State of New York Supreme Court, Appellate Division Third Judicial Department


June 25, 2009

IN THE MATTER OF ANTHONY BENNETT, PETITIONER,
v.
BRIAN FISCHER, AS COMMISSIONER OF CORRECTIONAL SERVICES, RESPONDENT.

MEMORANDUM AND JUDGMENT

Calendar Date: May 13, 2009

Before: Peters, J.P., Spain, Kane, McCarthy and Garry, JJ.

Proceeding pursuant to CPLR article 78 (transferred to this Court by order of the Supreme Court, entered in Albany County) to review a determination of respondent which found petitioner guilty of violating certain prison disciplinary rules.

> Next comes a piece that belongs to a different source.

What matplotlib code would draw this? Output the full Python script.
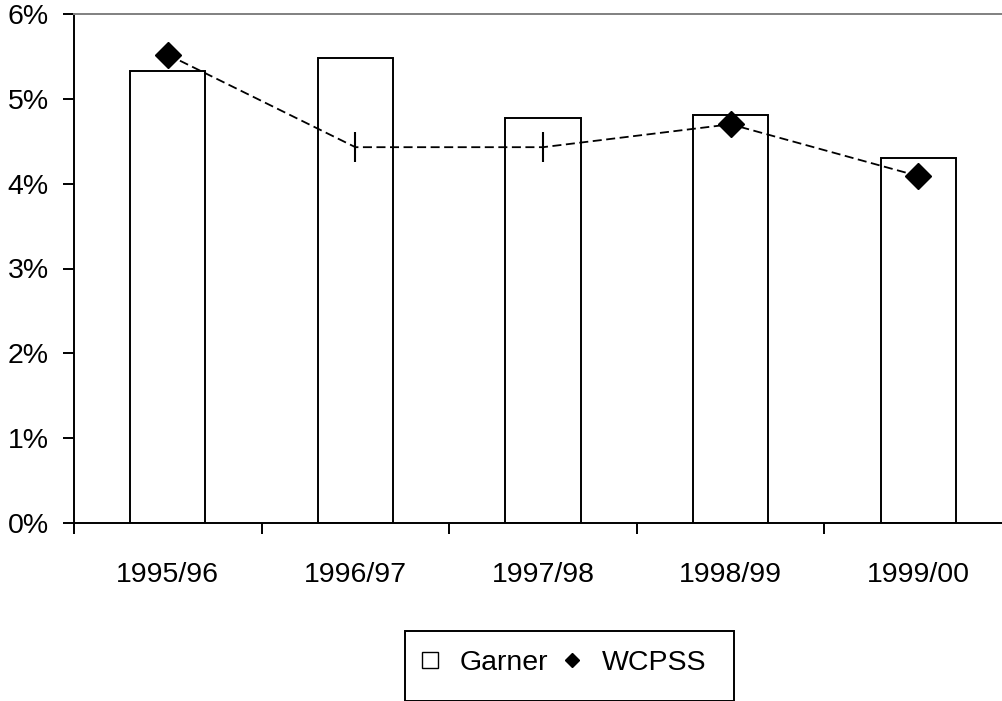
import numpy as np
import matplotlib.pyplot as plt
from matplotlib.patches import Rectangle
from matplotlib.lines import Line2D
from matplotlib.ticker import FuncFormatter

plt.rcParams['font.family'] = ['Liberation Sans', 'DejaVu Sans']

years = ['1995/96', '1996/97', '1997/98', '1998/99', '1999/00']
garner = [5.33, 5.48, 4.77, 4.81, 4.30]
wcpss = [5.52, 4.43, 4.43, 4.70, 4.09]
wcpss_marker = ['D', '|', '|', 'D', 'D']

fig = plt.figure(figsize=(10.02, 7.01), dpi=100)
W, H = 1002.0, 701.0
ax = fig.add_axes([74 / W, 1 - 523 / H, (1012 - 74) / W, (523 - 14) / H])

x = np.arange(len(years))
ax.bar(x, garner, width=0.4, color='white', edgecolor='black', linewidth=1.4, zorder=2)
ax.plot(x, wcpss, color='black', linestyle=(0, (5, 2.5)), linewidth=1.3, zorder=3)
for xi, yi, m in zip(x, wcpss, wcpss_marker):
    if m == 'D':
        ax.plot(xi, yi, marker='D', markersize=13, color='black', zorder=4)
    else:
        ax.plot(xi, yi, marker='|', markersize=21, markeredgewidth=1.5, color='black', zorder=4)

ax.set_xlim(-0.5, len(years) - 0.5)
ax.set_ylim(0, 6)
ax.set_yticks(range(0, 7))
ax.yaxis.set_major_formatter(FuncFormatter(lambda v, p: '%d%%' % v))
ax.set_xticks(x)
ax.set_xticklabels(years)
ax.set_xticks(np.arange(-0.5, len(years)), minor=True)
ax.tick_params(axis='x', which='major', length=0, pad=28, labelsize=20.5)
ax.tick_params(axis='x', which='minor', length=8, width=1.4, direction='out')
ax.tick_params(axis='y', length=8, width=1.4, direction='out', pad=10, labelsize=20.5)

ax.spines['right'].set_visible(False)
ax.spines['top'].set_color('#808080')
ax.spines['top'].set_linewidth(1.4)
ax.spines['left'].set_linewidth(1.4)
ax.spines['bottom'].set_linewidth(1.4)

# legend box
fig.patches.append(Rectangle((405 / W, 0), (734 - 405) / W, (701 - 638) / H + 0.01,
                             transform=fig.transFigure, fill=False,
                             edgecolor='black', linewidth=1.4))
handles = [Line2D([], [], marker='s', linestyle='none', markersize=11.5,
                  markerfacecolor='white', markeredgecolor='black', markeredgewidth=1.0),
           Line2D([], [], marker='D', linestyle='none', markersize=7.5, color='black')]
fig.legend(handles, ['Garner', 'WCPSS'], ncol=2, frameon=False, fontsize=20.5,
           loc='center left', bbox_to_anchor=(390 / W, 1 - 663 / H),
           handlelength=1.0, handletextpad=0.55, columnspacing=0.35)

fig.savefig('out.png', dpi=100)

After petitioner, an inmate, erroneously received two books through the prison mail that were intended for another inmate with the same name, he attempted to return them to the publisher to obtain a refund. Petitioner thereafter was charged in a misbehavior report with solicitation, providing misleading statements and committing a Penal Law offense. Following a tier III disciplinary hearing, petitioner was found guilty and a penalty was imposed. Upon administrative review, respondent dismissed the finding of guilt for committing a Penal Law offense, citing lack of evidence, but affirmed the penalty.

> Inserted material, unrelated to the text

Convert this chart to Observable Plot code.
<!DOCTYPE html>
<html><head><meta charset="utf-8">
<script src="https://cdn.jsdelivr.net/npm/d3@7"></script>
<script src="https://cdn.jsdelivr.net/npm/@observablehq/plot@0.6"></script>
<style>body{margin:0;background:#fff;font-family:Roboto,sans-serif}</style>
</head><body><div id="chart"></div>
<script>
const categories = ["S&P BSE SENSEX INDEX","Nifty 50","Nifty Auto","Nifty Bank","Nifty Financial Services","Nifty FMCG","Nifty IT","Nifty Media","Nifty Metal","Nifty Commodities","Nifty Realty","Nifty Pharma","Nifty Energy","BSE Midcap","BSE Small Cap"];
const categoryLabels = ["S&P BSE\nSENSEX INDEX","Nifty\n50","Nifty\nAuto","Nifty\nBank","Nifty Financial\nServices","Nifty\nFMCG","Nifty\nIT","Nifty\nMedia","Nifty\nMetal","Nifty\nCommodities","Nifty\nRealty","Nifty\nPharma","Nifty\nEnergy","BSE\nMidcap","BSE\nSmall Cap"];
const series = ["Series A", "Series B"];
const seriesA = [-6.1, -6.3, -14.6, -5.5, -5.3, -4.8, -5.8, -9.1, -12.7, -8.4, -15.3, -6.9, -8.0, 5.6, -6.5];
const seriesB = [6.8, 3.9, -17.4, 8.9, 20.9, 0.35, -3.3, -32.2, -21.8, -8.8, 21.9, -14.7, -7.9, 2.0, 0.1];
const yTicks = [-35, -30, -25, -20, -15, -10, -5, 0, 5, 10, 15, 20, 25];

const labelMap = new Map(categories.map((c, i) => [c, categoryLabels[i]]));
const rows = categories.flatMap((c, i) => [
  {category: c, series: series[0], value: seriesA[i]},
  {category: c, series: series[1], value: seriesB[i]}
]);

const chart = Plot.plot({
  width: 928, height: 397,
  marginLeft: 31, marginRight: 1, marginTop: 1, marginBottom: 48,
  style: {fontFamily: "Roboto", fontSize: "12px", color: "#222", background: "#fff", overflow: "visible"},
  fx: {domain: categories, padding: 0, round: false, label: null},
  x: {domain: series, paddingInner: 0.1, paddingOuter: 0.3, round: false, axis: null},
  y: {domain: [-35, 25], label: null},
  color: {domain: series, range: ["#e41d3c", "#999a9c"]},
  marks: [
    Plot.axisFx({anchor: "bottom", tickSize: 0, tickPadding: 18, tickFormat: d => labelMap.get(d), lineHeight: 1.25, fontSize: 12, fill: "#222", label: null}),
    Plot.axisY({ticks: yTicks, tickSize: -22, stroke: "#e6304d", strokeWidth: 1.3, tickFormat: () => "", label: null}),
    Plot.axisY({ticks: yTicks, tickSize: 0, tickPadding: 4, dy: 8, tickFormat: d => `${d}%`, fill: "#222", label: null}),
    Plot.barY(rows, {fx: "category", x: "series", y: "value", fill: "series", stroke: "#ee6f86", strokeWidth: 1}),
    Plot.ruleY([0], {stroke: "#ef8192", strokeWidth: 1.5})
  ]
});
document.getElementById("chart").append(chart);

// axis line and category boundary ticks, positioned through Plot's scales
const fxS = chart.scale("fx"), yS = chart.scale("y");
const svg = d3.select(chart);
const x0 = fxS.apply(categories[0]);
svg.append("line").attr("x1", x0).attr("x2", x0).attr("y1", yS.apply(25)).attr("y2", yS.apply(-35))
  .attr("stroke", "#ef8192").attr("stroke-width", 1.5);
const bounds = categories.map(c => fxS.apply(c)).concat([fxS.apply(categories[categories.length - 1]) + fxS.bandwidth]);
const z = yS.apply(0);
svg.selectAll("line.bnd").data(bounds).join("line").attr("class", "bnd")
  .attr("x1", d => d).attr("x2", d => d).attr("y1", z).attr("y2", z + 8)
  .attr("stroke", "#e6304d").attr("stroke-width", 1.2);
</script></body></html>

Petitioner thereafter commenced this CPLR article 78 proceeding and we now confirm.

The documentary evidence, including information from the Attorney General's investigation as well as the misbehavior report and the confidential information considered by the Hearing Officer, provide substantial evidence to support the determination of petitioner's guilt (see Matter of Perretti v Fischer, 58 AD3d 999, 1000 [2009], lv denied 12 NY3d 709 [2009]; Matter of Morillo v Goord, 38 AD3d 947, 947 [2007]). Contrary to petitioner's contention, the Hearing Officer had the discretion to deny employee assistance to aid in his defense where he did not fall within one of the enumerated classifications that mandate assistance (see 7 NYCRR 251-4.1; Matter of Alston v Goord, 25 AD3d 852, 853 [2006]). Moreover, the record before us indicates that petitioner's hearing was conducted in a fair and impartial manner, and the determination was not the result of any alleged bias (see Matter of Chavis v Goord, 58 AD3d 954, 955 [2009]; Matter of Burgess v Selsky, 50 AD3d 1347, 1348 [2008]).

We find petitioner's remaining contentions to be either unpreserved or without merit.

Peters, J.P., Spain, Kane, McCarthy and Garry, JJ., concur.

ADJUDGED that the determination is confirmed, without costs, and petition dismissed.